REQUIRED WORK: Give the listing again character for character, but drop the images.

GIVEN INFORMATION:
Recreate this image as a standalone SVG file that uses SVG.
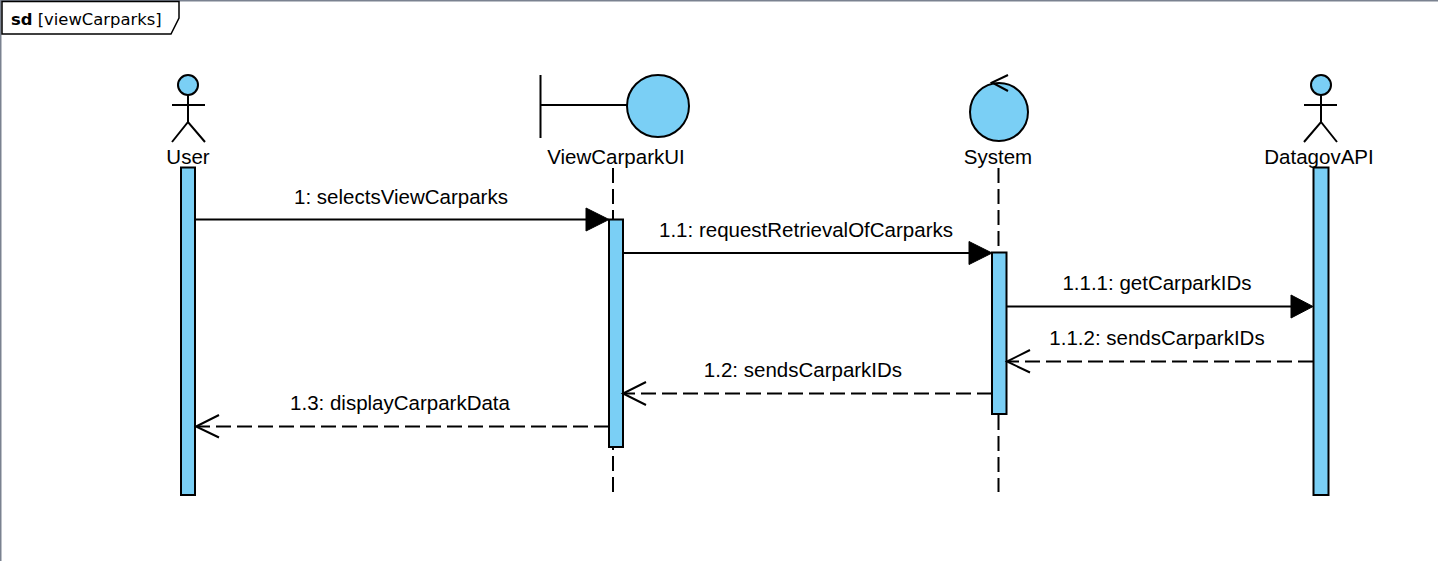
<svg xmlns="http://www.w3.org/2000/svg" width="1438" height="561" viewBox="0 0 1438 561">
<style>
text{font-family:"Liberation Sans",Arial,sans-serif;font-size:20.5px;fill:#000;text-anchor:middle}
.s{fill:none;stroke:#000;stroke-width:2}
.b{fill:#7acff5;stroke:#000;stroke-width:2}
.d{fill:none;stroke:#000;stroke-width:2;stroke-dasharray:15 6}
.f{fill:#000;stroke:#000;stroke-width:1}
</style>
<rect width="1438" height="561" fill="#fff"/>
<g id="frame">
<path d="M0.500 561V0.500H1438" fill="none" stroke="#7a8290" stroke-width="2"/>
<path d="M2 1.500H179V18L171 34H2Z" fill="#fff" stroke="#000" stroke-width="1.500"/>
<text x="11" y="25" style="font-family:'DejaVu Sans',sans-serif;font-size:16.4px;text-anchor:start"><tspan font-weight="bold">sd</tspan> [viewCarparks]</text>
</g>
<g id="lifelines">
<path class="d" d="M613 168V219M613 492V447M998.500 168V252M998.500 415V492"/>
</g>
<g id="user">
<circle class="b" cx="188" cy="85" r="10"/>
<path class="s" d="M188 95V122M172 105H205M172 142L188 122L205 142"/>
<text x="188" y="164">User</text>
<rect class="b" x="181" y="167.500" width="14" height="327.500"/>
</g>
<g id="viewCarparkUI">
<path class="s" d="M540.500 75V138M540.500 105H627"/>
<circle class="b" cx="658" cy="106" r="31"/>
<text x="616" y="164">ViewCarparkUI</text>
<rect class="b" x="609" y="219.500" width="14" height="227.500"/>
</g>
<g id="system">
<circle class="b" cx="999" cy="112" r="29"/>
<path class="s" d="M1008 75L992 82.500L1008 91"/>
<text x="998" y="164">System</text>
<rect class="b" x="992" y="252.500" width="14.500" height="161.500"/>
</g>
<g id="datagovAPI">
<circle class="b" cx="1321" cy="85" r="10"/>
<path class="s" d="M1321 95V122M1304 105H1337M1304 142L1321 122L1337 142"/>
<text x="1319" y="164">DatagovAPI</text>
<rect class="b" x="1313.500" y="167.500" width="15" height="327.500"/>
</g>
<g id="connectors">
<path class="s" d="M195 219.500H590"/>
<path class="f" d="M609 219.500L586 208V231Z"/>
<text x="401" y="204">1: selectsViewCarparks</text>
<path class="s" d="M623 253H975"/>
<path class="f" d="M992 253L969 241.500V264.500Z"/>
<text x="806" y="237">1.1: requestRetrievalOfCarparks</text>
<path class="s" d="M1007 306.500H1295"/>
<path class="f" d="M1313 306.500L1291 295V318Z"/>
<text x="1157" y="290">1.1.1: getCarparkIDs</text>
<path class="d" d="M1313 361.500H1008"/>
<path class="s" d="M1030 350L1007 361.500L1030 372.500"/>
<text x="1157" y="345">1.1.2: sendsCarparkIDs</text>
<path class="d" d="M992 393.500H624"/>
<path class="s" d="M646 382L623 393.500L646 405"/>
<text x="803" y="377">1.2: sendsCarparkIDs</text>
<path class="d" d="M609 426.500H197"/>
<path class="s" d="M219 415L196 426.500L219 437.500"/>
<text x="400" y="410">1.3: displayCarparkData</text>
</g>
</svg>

ANSWER:
Recreate this image as a standalone SVG file that uses SVG.
<svg xmlns="http://www.w3.org/2000/svg" width="1438" height="561" viewBox="0 0 1438 561">
<style>
text{font-family:"Liberation Sans",Arial,sans-serif;font-size:20.5px;fill:#000;text-anchor:middle}
.s{fill:none;stroke:#000;stroke-width:2}
.b{fill:#7acff5;stroke:#000;stroke-width:2}
.d{fill:none;stroke:#000;stroke-width:2;stroke-dasharray:15 6}
.f{fill:#000;stroke:#000;stroke-width:1}
</style>
<rect width="1438" height="561" fill="#fff"/>
<g id="frame">
<path d="M0.500 561V0.500H1438" fill="none" stroke="#7a8290" stroke-width="2"/>
<path d="M2 1.500H179V18L171 34H2Z" fill="#fff" stroke="#000" stroke-width="1.500"/>
<text x="11" y="25" style="font-family:'DejaVu Sans',sans-serif;font-size:16.4px;text-anchor:start"><tspan font-weight="bold">sd</tspan> [viewCarparks]</text>
</g>
<g id="lifelines">
<path class="d" d="M613 168V219M613 492V447M998.500 168V252M998.500 415V492"/>
</g>
<g id="user">
<circle class="b" cx="188" cy="85" r="10"/>
<path class="s" d="M188 95V122M172 105H205M172 142L188 122L205 142"/>
<text x="188" y="164">User</text>
<rect class="b" x="181" y="167.500" width="14" height="327.500"/>
</g>
<g id="viewCarparkUI">
<path class="s" d="M540.500 75V138M540.500 105H627"/>
<circle class="b" cx="658" cy="106" r="31"/>
<text x="616" y="164">ViewCarparkUI</text>
<rect class="b" x="609" y="219.500" width="14" height="227.500"/>
</g>
<g id="system">
<circle class="b" cx="999" cy="112" r="29"/>
<path class="s" d="M1008 75L992 82.500L1008 91"/>
<text x="998" y="164">System</text>
<rect class="b" x="992" y="252.500" width="14.500" height="161.500"/>
</g>
<g id="datagovAPI">
<circle class="b" cx="1321" cy="85" r="10"/>
<path class="s" d="M1321 95V122M1304 105H1337M1304 142L1321 122L1337 142"/>
<text x="1319" y="164">DatagovAPI</text>
<rect class="b" x="1313.500" y="167.500" width="15" height="327.500"/>
</g>
<g id="connectors">
<path class="s" d="M195 219.500H590"/>
<path class="f" d="M609 219.500L586 208V231Z"/>
<text x="401" y="204">1: selectsViewCarparks</text>
<path class="s" d="M623 253H975"/>
<path class="f" d="M992 253L969 241.500V264.500Z"/>
<text x="806" y="237">1.1: requestRetrievalOfCarparks</text>
<path class="s" d="M1007 306.500H1295"/>
<path class="f" d="M1313 306.500L1291 295V318Z"/>
<text x="1157" y="290">1.1.1: getCarparkIDs</text>
<path class="d" d="M1313 361.500H1008"/>
<path class="s" d="M1030 350L1007 361.500L1030 372.500"/>
<text x="1157" y="345">1.1.2: sendsCarparkIDs</text>
<path class="d" d="M992 393.500H624"/>
<path class="s" d="M646 382L623 393.500L646 405"/>
<text x="803" y="377">1.2: sendsCarparkIDs</text>
<path class="d" d="M609 426.500H197"/>
<path class="s" d="M219 415L196 426.500L219 437.500"/>
<text x="400" y="410">1.3: displayCarparkData</text>
</g>
</svg>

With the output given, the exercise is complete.